Instructions to follow:
Each line from the top of the listing through the one holding "(title1t) at (868,39)" should be restated word for word, with nothing added and no pictures.

Data:
>> begin

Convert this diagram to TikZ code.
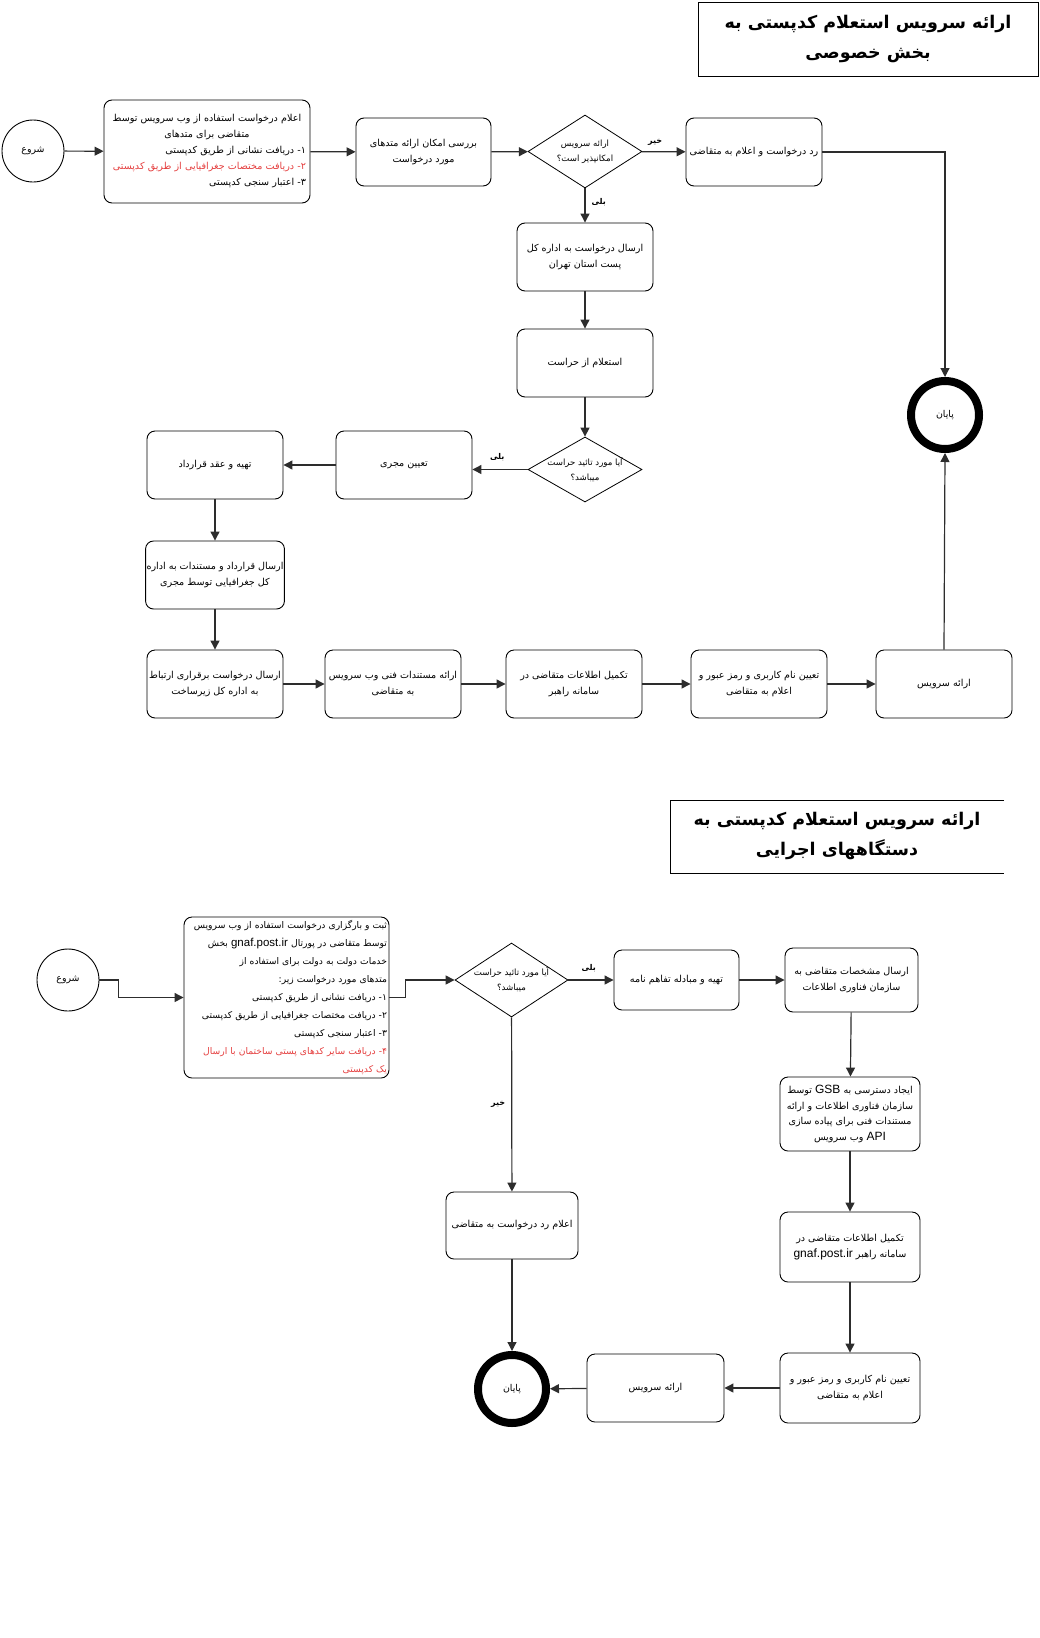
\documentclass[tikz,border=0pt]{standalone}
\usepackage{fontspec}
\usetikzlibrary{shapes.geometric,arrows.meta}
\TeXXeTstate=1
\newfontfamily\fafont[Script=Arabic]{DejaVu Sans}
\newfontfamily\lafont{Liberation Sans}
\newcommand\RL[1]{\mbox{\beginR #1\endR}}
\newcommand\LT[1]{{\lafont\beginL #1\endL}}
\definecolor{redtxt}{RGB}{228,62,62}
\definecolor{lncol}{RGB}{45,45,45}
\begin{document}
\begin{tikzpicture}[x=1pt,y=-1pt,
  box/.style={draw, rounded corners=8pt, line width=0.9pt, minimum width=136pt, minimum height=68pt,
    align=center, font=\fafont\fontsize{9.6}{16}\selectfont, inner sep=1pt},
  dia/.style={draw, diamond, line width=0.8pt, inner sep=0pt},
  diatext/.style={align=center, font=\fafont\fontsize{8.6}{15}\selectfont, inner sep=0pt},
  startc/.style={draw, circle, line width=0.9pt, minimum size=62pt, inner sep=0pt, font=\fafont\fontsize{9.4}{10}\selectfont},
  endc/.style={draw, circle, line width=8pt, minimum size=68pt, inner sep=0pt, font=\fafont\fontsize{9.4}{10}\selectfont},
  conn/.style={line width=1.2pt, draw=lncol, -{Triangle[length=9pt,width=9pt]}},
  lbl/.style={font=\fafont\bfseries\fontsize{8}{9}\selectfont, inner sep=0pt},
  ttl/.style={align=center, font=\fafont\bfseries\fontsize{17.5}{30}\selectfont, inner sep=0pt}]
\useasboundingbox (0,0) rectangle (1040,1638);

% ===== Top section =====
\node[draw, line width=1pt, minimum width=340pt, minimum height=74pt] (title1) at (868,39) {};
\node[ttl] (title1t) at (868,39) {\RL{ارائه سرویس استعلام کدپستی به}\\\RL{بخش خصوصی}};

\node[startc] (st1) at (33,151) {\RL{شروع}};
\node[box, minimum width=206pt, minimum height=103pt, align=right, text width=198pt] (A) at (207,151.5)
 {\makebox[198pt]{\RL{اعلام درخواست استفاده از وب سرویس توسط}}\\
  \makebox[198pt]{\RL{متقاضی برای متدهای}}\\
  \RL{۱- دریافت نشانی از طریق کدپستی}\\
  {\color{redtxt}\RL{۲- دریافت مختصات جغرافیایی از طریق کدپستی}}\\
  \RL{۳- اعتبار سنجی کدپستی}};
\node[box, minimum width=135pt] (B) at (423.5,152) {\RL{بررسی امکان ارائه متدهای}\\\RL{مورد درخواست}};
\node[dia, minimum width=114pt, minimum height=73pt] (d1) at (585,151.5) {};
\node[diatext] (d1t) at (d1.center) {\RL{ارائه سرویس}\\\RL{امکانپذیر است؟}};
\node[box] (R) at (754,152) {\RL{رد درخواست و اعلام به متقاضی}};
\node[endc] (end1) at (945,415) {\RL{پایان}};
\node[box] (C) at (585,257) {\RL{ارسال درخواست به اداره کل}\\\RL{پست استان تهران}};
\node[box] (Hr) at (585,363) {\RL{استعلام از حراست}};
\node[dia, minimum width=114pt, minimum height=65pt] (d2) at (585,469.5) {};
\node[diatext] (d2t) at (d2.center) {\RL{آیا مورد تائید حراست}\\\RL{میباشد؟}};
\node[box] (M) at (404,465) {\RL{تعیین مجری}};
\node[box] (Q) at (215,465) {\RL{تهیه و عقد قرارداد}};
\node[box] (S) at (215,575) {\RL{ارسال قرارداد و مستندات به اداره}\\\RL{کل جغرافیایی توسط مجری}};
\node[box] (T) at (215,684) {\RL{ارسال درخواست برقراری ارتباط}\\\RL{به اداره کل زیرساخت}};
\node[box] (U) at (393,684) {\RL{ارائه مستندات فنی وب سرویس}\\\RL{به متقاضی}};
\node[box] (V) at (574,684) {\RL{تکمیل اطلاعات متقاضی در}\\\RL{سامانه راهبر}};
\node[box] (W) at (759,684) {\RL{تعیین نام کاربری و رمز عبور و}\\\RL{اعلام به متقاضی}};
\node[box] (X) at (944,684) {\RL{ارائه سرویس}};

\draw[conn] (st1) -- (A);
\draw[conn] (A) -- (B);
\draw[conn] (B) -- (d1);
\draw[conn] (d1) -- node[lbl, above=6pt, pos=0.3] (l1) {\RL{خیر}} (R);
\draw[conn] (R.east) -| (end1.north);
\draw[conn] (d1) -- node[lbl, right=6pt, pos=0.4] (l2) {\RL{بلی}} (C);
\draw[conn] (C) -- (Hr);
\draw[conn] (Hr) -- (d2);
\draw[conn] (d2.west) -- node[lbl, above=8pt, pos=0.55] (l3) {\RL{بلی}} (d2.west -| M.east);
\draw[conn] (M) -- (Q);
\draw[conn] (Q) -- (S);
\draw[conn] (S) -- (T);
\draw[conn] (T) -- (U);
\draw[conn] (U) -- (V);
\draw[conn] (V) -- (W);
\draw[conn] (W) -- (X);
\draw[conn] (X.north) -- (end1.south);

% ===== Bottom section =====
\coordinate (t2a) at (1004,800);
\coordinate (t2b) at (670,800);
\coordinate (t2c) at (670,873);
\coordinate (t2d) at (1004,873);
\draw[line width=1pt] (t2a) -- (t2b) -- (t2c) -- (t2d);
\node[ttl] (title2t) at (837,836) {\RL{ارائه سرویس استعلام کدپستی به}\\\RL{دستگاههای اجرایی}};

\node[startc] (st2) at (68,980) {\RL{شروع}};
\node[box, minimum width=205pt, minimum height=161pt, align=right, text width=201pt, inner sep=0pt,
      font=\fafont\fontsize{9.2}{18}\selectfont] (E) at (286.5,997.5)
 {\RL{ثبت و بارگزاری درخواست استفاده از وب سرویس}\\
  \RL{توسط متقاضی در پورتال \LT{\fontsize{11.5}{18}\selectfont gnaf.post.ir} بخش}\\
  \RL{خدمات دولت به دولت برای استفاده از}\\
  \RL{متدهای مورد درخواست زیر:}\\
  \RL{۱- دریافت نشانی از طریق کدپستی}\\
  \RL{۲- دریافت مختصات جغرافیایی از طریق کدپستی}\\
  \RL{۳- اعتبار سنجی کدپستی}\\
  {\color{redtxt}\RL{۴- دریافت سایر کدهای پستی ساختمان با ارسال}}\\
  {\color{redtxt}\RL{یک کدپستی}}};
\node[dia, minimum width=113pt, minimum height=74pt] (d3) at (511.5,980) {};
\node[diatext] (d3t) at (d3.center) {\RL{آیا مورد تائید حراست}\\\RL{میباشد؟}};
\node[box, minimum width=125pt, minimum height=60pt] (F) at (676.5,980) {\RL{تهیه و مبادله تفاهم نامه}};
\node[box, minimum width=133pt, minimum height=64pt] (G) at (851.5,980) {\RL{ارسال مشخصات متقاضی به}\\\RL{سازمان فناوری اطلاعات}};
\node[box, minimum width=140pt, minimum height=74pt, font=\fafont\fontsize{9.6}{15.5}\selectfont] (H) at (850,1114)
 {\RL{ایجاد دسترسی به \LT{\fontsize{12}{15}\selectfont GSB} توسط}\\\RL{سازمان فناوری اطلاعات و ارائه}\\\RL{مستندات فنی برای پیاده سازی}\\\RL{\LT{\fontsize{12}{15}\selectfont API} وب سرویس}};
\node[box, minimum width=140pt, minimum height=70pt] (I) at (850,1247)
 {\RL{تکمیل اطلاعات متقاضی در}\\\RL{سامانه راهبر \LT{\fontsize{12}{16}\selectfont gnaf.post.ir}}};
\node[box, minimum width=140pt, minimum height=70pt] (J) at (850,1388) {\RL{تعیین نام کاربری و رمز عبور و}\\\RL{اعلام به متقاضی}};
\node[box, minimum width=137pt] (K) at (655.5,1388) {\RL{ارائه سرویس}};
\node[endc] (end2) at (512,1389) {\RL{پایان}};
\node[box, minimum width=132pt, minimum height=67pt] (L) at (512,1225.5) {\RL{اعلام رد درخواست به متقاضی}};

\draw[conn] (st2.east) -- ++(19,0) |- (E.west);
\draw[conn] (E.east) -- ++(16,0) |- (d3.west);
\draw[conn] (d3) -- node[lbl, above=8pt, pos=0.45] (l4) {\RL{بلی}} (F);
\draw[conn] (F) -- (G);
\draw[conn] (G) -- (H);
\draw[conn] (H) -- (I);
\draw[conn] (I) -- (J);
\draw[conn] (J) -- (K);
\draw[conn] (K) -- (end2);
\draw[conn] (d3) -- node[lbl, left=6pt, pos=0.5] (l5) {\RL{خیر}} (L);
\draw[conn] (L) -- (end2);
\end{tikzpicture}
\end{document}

>> end

Task result:
Convert this diagram to TikZ code.
\documentclass[tikz,border=0pt]{standalone}
\usepackage{fontspec}
\usetikzlibrary{shapes.geometric,arrows.meta}
\TeXXeTstate=1
\newfontfamily\fafont[Script=Arabic]{DejaVu Sans}
\newfontfamily\lafont{Liberation Sans}
\newcommand\RL[1]{\mbox{\beginR #1\endR}}
\newcommand\LT[1]{{\lafont\beginL #1\endL}}
\definecolor{redtxt}{RGB}{228,62,62}
\definecolor{lncol}{RGB}{45,45,45}
\begin{document}
\begin{tikzpicture}[x=1pt,y=-1pt,
  box/.style={draw, rounded corners=8pt, line width=0.9pt, minimum width=136pt, minimum height=68pt,
    align=center, font=\fafont\fontsize{9.6}{16}\selectfont, inner sep=1pt},
  dia/.style={draw, diamond, line width=0.8pt, inner sep=0pt},
  diatext/.style={align=center, font=\fafont\fontsize{8.6}{15}\selectfont, inner sep=0pt},
  startc/.style={draw, circle, line width=0.9pt, minimum size=62pt, inner sep=0pt, font=\fafont\fontsize{9.4}{10}\selectfont},
  endc/.style={draw, circle, line width=8pt, minimum size=68pt, inner sep=0pt, font=\fafont\fontsize{9.4}{10}\selectfont},
  conn/.style={line width=1.2pt, draw=lncol, -{Triangle[length=9pt,width=9pt]}},
  lbl/.style={font=\fafont\bfseries\fontsize{8}{9}\selectfont, inner sep=0pt},
  ttl/.style={align=center, font=\fafont\bfseries\fontsize{17.5}{30}\selectfont, inner sep=0pt}]
\useasboundingbox (0,0) rectangle (1040,1638);

% ===== Top section =====
\node[draw, line width=1pt, minimum width=340pt, minimum height=74pt] (title1) at (868,39) {};
\node[ttl] (title1t) at (868,39) {\RL{ارائه سرویس استعلام کدپستی به}\\\RL{بخش خصوصی}};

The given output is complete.